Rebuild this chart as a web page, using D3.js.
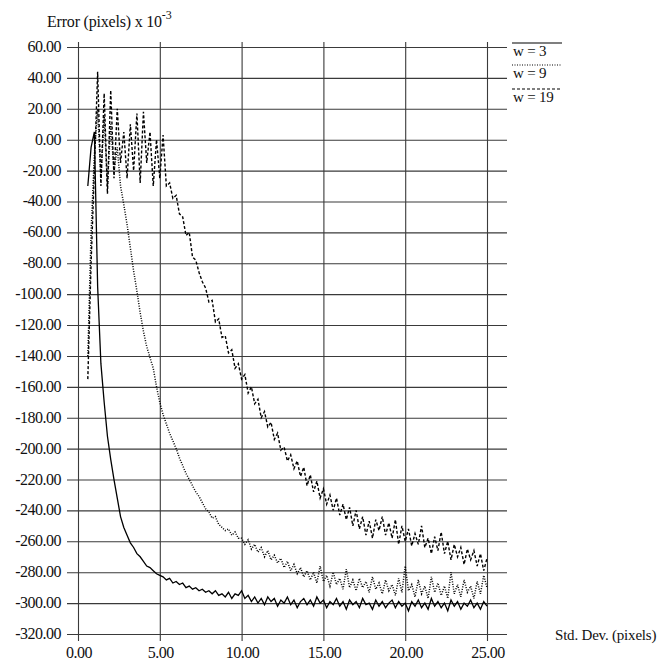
<!DOCTYPE html>
<html>
<head>
<meta charset="utf-8">
<script src="https://cdn.jsdelivr.net/npm/d3@7"></script>
<style>
  body { margin: 0; background: #fff; }
  text { font-family: "Liberation Serif", "DejaVu Serif", serif; fill: #111; }
</style>
</head>
<body>
<div id="chart"></div>
<script>
// std. dev. samples (pixels)
const stdDev = [
  0.6,0.8,1.0,1.2,1.4,1.6,1.8,2.0,2.2,2.4,
  2.6,2.8,3.0,3.2,3.4,3.6,3.8,4.0,4.2,4.4,
  4.6,4.8,5.0,5.2,5.4,5.6,5.8,6.0,6.2,6.4,
  6.6,6.8,7.0,7.2,7.4,7.6,7.8,8.0,8.2,8.4,
  8.6,8.8,9.0,9.2,9.4,9.6,9.8,10.0,10.2,10.4,
  10.6,10.8,11.0,11.2,11.4,11.6,11.8,12.0,12.2,12.4,
  12.6,12.8,13.0,13.2,13.4,13.6,13.8,14.0,14.2,14.4,
  14.6,14.8,15.0,15.2,15.4,15.6,15.8,16.0,16.2,16.4,
  16.6,16.8,17.0,17.2,17.4,17.6,17.8,18.0,18.2,18.4,
  18.6,18.8,19.0,19.2,19.4,19.6,19.8,20.0,20.2,20.4,
  20.6,20.8,21.0,21.2,21.4,21.6,21.8,22.0,22.2,22.4,
  22.6,22.8,23.0,23.2,23.4,23.6,23.8,24.0,24.2,24.4,
  24.6,24.8,25.0
];

// error (pixels x 10^-3) for each window size
const errW3 = [
  -30,-5,5,-95,-145,-170,-192,-207,-220,-232,
  -244,-251,-256,-261,-264,-268,-270,-273,-276,-277,
  -279,-281,-282,-283,-285,-284,-287,-286,-288,-287,
  -290,-289,-291,-290,-292,-291,-293,-292,-294,-292,
  -295,-294,-296,-293,-297,-294,-295,-292,-297,-295,
  -299,-296,-300,-297,-301,-296,-299,-297,-302,-298,
  -300,-296,-301,-298,-303,-299,-297,-301,-298,-302,
  -296,-300,-298,-303,-299,-301,-297,-302,-299,-304,
  -298,-301,-299,-303,-297,-301,-300,-304,-298,-302,
  -299,-303,-300,-298,-303,-299,-302,-300,-305,-299,
  -302,-298,-303,-300,-304,-297,-302,-299,-303,-300,
  -305,-298,-302,-299,-304,-300,-302,-298,-303,-300,
  -304,-299,-302
];

const errW9 = [
  -140,-60,-10,20,-25,15,-30,10,-20,-5,
  -30,-42,-55,-70,-85,-98,-112,-124,-134,-141,
  -148,-160,-170,-178,-184,-190,-195,-200,-206,-211,
  -216,-220,-224,-228,-231,-235,-239,-241,-245,-244,
  -249,-251,-253,-252,-256,-254,-258,-258,-262,-259,
  -265,-262,-267,-264,-270,-266,-272,-269,-274,-271,
  -277,-273,-279,-275,-281,-277,-283,-279,-285,-280,
  -287,-276,-286,-282,-289,-280,-288,-284,-291,-278,
  -290,-285,-292,-284,-290,-286,-293,-283,-291,-287,
  -294,-285,-292,-288,-295,-284,-293,-276,-292,-288,
  -296,-285,-294,-289,-297,-283,-293,-287,-295,-289,
  -297,-280,-294,-288,-296,-285,-293,-289,-297,-286,
  -294,-282,-290
];

const errW19 = [
  -155,-80,-20,44,-30,30,-35,32,-25,20,
  -15,5,-25,10,-20,17,-28,18,-15,5,
  -30,0,-25,3,-30,-28,-38,-36,-48,-50,
  -62,-60,-76,-78,-86,-92,-96,-105,-104,-118,
  -116,-128,-127,-138,-136,-148,-145,-155,-152,-164,
  -160,-171,-168,-180,-176,-186,-183,-194,-190,-201,
  -199,-208,-204,-213,-208,-218,-212,-224,-217,-228,
  -221,-232,-226,-236,-230,-240,-232,-243,-236,-246,
  -238,-250,-240,-252,-244,-256,-247,-258,-246,-253,
  -244,-256,-248,-258,-246,-262,-250,-260,-252,-263,
  -255,-262,-250,-264,-258,-268,-257,-266,-254,-268,
  -260,-272,-262,-270,-264,-275,-265,-272,-266,-276,
  -268,-279,-271
];

const xTicks = [0, 5, 10, 15, 20, 25];
const yTicks = [60, 40, 20, 0, -20, -40, -60, -80, -100, -120, -140, -160, -180,
                -200, -220, -240, -260, -280, -300, -320];
const legendLabels = ["w = 3", "w = 9", "w = 19"];

const W = 663, H = 665;
const svg = d3.select("#chart").append("svg")
    .attr("width", W)
    .attr("height", H);

const x = d3.scaleLinear().domain([0, 25]).range([78, 487]);
const y = d3.scaleLinear().domain([-320, 60]).range([634, 47]);

const gridColor = "#3a3a3a";
// plain hyphen, as in the original print
const fmt = d => d3.format(".2f")(d).replace("\u2212", "-");

// horizontal grid (extends left like ticks and past last vertical)
svg.append("g")
    .attr("transform", "translate(507,0)")
    .call(d3.axisLeft(y).tickValues(yTicks).tickSize(507 - 67).tickFormat(""))
    .call(g => g.select(".domain").remove())
    .selectAll(".tick line").attr("stroke", gridColor).attr("stroke-width", 1.1);

// vertical grid
svg.append("g")
    .attr("transform", "translate(0,641)")
    .call(d3.axisTop(x).tickValues(xTicks).tickSize(641 - 42).tickFormat(""))
    .call(g => g.select(".domain").remove())
    .selectAll(".tick line").attr("stroke", gridColor).attr("stroke-width", 1.1);

// y tick labels
svg.append("g").selectAll("text")
    .data(yTicks).enter().append("text")
    .attr("x", 61)
    .attr("y", d => y(d) + 5)
    .attr("text-anchor", "end")
    .style("font-size", "16px")
    .style("letter-spacing", "-0.5px")
    .text(fmt);

// x tick labels
svg.append("g").selectAll("text")
    .data(xTicks).enter().append("text")
    .attr("x", d => x(d) + 1)
    .attr("y", 658)
    .attr("text-anchor", "middle")
    .style("font-size", "16px")
    .style("letter-spacing", "-0.5px")
    .text(fmt);

// axis titles
const yTitle = svg.append("text")
    .attr("x", 47)
    .attr("y", 27)
    .style("font-size", "16px")
    .style("letter-spacing", "-0.2px");
yTitle.append("tspan").text("Error (pixels) x 10");
yTitle.append("tspan").attr("dy", -8).style("font-size", "12px").text("-3");

svg.append("text")
    .attr("x", 555)
    .attr("y", 640)
    .style("font-size", "15px")
    .style("letter-spacing", "-0.2px")
    .text("Std. Dev. (pixels)");

// curves
const series = [
  {vals: errW3, dash: null, width: 1.3},
  {vals: errW9, dash: "1,1.5", width: 1.5},
  {vals: errW19, dash: "3,2", width: 1.4}
];

const line = d3.line()
    .x(d => x(d[0]))
    .y(d => y(d[1]));

series.forEach(s => {
    svg.append("path")
        .datum(stdDev.map((v, i) => [v, s.vals[i]]))
        .attr("d", line)
        .attr("fill", "none")
        .attr("stroke", "#000")
        .attr("stroke-width", s.width)
        .attr("stroke-dasharray", s.dash);
});

// legend
const legendY = [43, 65, 89];
legendLabels.forEach((lab, i) => {
    svg.append("line")
        .attr("x1", 512).attr("x2", 562)
        .attr("y1", legendY[i]).attr("y2", legendY[i])
        .attr("stroke", "#000")
        .attr("stroke-width", 1.2)
        .attr("stroke-dasharray", series[i].dash);
    svg.append("text")
        .attr("x", 513)
        .attr("y", legendY[i] + 13)
        .style("font-size", "15px")
        .style("letter-spacing", "-0.2px")
        .text(lab);
});
</script>
</body>
</html>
========================================================================
What to produce: Restate the whole of the material word for word without the pictures.

Reply to the task:
Rebuild this chart as a web page, using D3.js.
<!DOCTYPE html>
<html>
<head>
<meta charset="utf-8">
<script src="https://cdn.jsdelivr.net/npm/d3@7"></script>
<style>
  body { margin: 0; background: #fff; }
  text { font-family: "Liberation Serif", "DejaVu Serif", serif; fill: #111; }
</style>
</head>
<body>
<div id="chart"></div>
<script>
// std. dev. samples (pixels)
const stdDev = [
  0.6,0.8,1.0,1.2,1.4,1.6,1.8,2.0,2.2,2.4,
  2.6,2.8,3.0,3.2,3.4,3.6,3.8,4.0,4.2,4.4,
  4.6,4.8,5.0,5.2,5.4,5.6,5.8,6.0,6.2,6.4,
  6.6,6.8,7.0,7.2,7.4,7.6,7.8,8.0,8.2,8.4,
  8.6,8.8,9.0,9.2,9.4,9.6,9.8,10.0,10.2,10.4,
  10.6,10.8,11.0,11.2,11.4,11.6,11.8,12.0,12.2,12.4,
  12.6,12.8,13.0,13.2,13.4,13.6,13.8,14.0,14.2,14.4,
  14.6,14.8,15.0,15.2,15.4,15.6,15.8,16.0,16.2,16.4,
  16.6,16.8,17.0,17.2,17.4,17.6,17.8,18.0,18.2,18.4,
  18.6,18.8,19.0,19.2,19.4,19.6,19.8,20.0,20.2,20.4,
  20.6,20.8,21.0,21.2,21.4,21.6,21.8,22.0,22.2,22.4,
  22.6,22.8,23.0,23.2,23.4,23.6,23.8,24.0,24.2,24.4,
  24.6,24.8,25.0
];

// error (pixels x 10^-3) for each window size
const errW3 = [
  -30,-5,5,-95,-145,-170,-192,-207,-220,-232,
  -244,-251,-256,-261,-264,-268,-270,-273,-276,-277,
  -279,-281,-282,-283,-285,-284,-287,-286,-288,-287,
  -290,-289,-291,-290,-292,-291,-293,-292,-294,-292,
  -295,-294,-296,-293,-297,-294,-295,-292,-297,-295,
  -299,-296,-300,-297,-301,-296,-299,-297,-302,-298,
  -300,-296,-301,-298,-303,-299,-297,-301,-298,-302,
  -296,-300,-298,-303,-299,-301,-297,-302,-299,-304,
  -298,-301,-299,-303,-297,-301,-300,-304,-298,-302,
  -299,-303,-300,-298,-303,-299,-302,-300,-305,-299,
  -302,-298,-303,-300,-304,-297,-302,-299,-303,-300,
  -305,-298,-302,-299,-304,-300,-302,-298,-303,-300,
  -304,-299,-302
];

const errW9 = [
  -140,-60,-10,20,-25,15,-30,10,-20,-5,
  -30,-42,-55,-70,-85,-98,-112,-124,-134,-141,
  -148,-160,-170,-178,-184,-190,-195,-200,-206,-211,
  -216,-220,-224,-228,-231,-235,-239,-241,-245,-244,
  -249,-251,-253,-252,-256,-254,-258,-258,-262,-259,
  -265,-262,-267,-264,-270,-266,-272,-269,-274,-271,
  -277,-273,-279,-275,-281,-277,-283,-279,-285,-280,
  -287,-276,-286,-282,-289,-280,-288,-284,-291,-278,
  -290,-285,-292,-284,-290,-286,-293,-283,-291,-287,
  -294,-285,-292,-288,-295,-284,-293,-276,-292,-288,
  -296,-285,-294,-289,-297,-283,-293,-287,-295,-289,
  -297,-280,-294,-288,-296,-285,-293,-289,-297,-286,
  -294,-282,-290
];

const errW19 = [
  -155,-80,-20,44,-30,30,-35,32,-25,20,
  -15,5,-25,10,-20,17,-28,18,-15,5,
  -30,0,-25,3,-30,-28,-38,-36,-48,-50,
  -62,-60,-76,-78,-86,-92,-96,-105,-104,-118,
  -116,-128,-127,-138,-136,-148,-145,-155,-152,-164,
  -160,-171,-168,-180,-176,-186,-183,-194,-190,-201,
  -199,-208,-204,-213,-208,-218,-212,-224,-217,-228,
  -221,-232,-226,-236,-230,-240,-232,-243,-236,-246,
  -238,-250,-240,-252,-244,-256,-247,-258,-246,-253,
  -244,-256,-248,-258,-246,-262,-250,-260,-252,-263,
  -255,-262,-250,-264,-258,-268,-257,-266,-254,-268,
  -260,-272,-262,-270,-264,-275,-265,-272,-266,-276,
  -268,-279,-271
];

const xTicks = [0, 5, 10, 15, 20, 25];
const yTicks = [60, 40, 20, 0, -20, -40, -60, -80, -100, -120, -140, -160, -180,
                -200, -220, -240, -260, -280, -300, -320];
const legendLabels = ["w = 3", "w = 9", "w = 19"];

const W = 663, H = 665;
const svg = d3.select("#chart").append("svg")
    .attr("width", W)
    .attr("height", H);

const x = d3.scaleLinear().domain([0, 25]).range([78, 487]);
const y = d3.scaleLinear().domain([-320, 60]).range([634, 47]);

const gridColor = "#3a3a3a";
// plain hyphen, as in the original print
const fmt = d => d3.format(".2f")(d).replace("\u2212", "-");

// horizontal grid (extends left like ticks and past last vertical)
svg.append("g")
    .attr("transform", "translate(507,0)")
    .call(d3.axisLeft(y).tickValues(yTicks).tickSize(507 - 67).tickFormat(""))
    .call(g => g.select(".domain").remove())
    .selectAll(".tick line").attr("stroke", gridColor).attr("stroke-width", 1.1);

// vertical grid
svg.append("g")
    .attr("transform", "translate(0,641)")
    .call(d3.axisTop(x).tickValues(xTicks).tickSize(641 - 42).tickFormat(""))
    .call(g => g.select(".domain").remove())
    .selectAll(".tick line").attr("stroke", gridColor).attr("stroke-width", 1.1);

// y tick labels
svg.append("g").selectAll("text")
    .data(yTicks).enter().append("text")
    .attr("x", 61)
    .attr("y", d => y(d) + 5)
    .attr("text-anchor", "end")
    .style("font-size", "16px")
    .style("letter-spacing", "-0.5px")
    .text(fmt);

// x tick labels
svg.append("g").selectAll("text")
    .data(xTicks).enter().append("text")
    .attr("x", d => x(d) + 1)
    .attr("y", 658)
    .attr("text-anchor", "middle")
    .style("font-size", "16px")
    .style("letter-spacing", "-0.5px")
    .text(fmt);

// axis titles
const yTitle = svg.append("text")
    .attr("x", 47)
    .attr("y", 27)
    .style("font-size", "16px")
    .style("letter-spacing", "-0.2px");
yTitle.append("tspan").text("Error (pixels) x 10");
yTitle.append("tspan").attr("dy", -8).style("font-size", "12px").text("-3");

svg.append("text")
    .attr("x", 555)
    .attr("y", 640)
    .style("font-size", "15px")
    .style("letter-spacing", "-0.2px")
    .text("Std. Dev. (pixels)");

// curves
const series = [
  {vals: errW3, dash: null, width: 1.3},
  {vals: errW9, dash: "1,1.5", width: 1.5},
  {vals: errW19, dash: "3,2", width: 1.4}
];

const line = d3.line()
    .x(d => x(d[0]))
    .y(d => y(d[1]));

series.forEach(s => {
    svg.append("path")
        .datum(stdDev.map((v, i) => [v, s.vals[i]]))
        .attr("d", line)
        .attr("fill", "none")
        .attr("stroke", "#000")
        .attr("stroke-width", s.width)
        .attr("stroke-dasharray", s.dash);
});

// legend
const legendY = [43, 65, 89];
legendLabels.forEach((lab, i) => {
    svg.append("line")
        .attr("x1", 512).attr("x2", 562)
        .attr("y1", legendY[i]).attr("y2", legendY[i])
        .attr("stroke", "#000")
        .attr("stroke-width", 1.2)
        .attr("stroke-dasharray", series[i].dash);
    svg.append("text")
        .attr("x", 513)
        .attr("y", legendY[i] + 13)
        .style("font-size", "15px")
        .style("letter-spacing", "-0.2px")
        .text(lab);
});
</script>
</body>
</html>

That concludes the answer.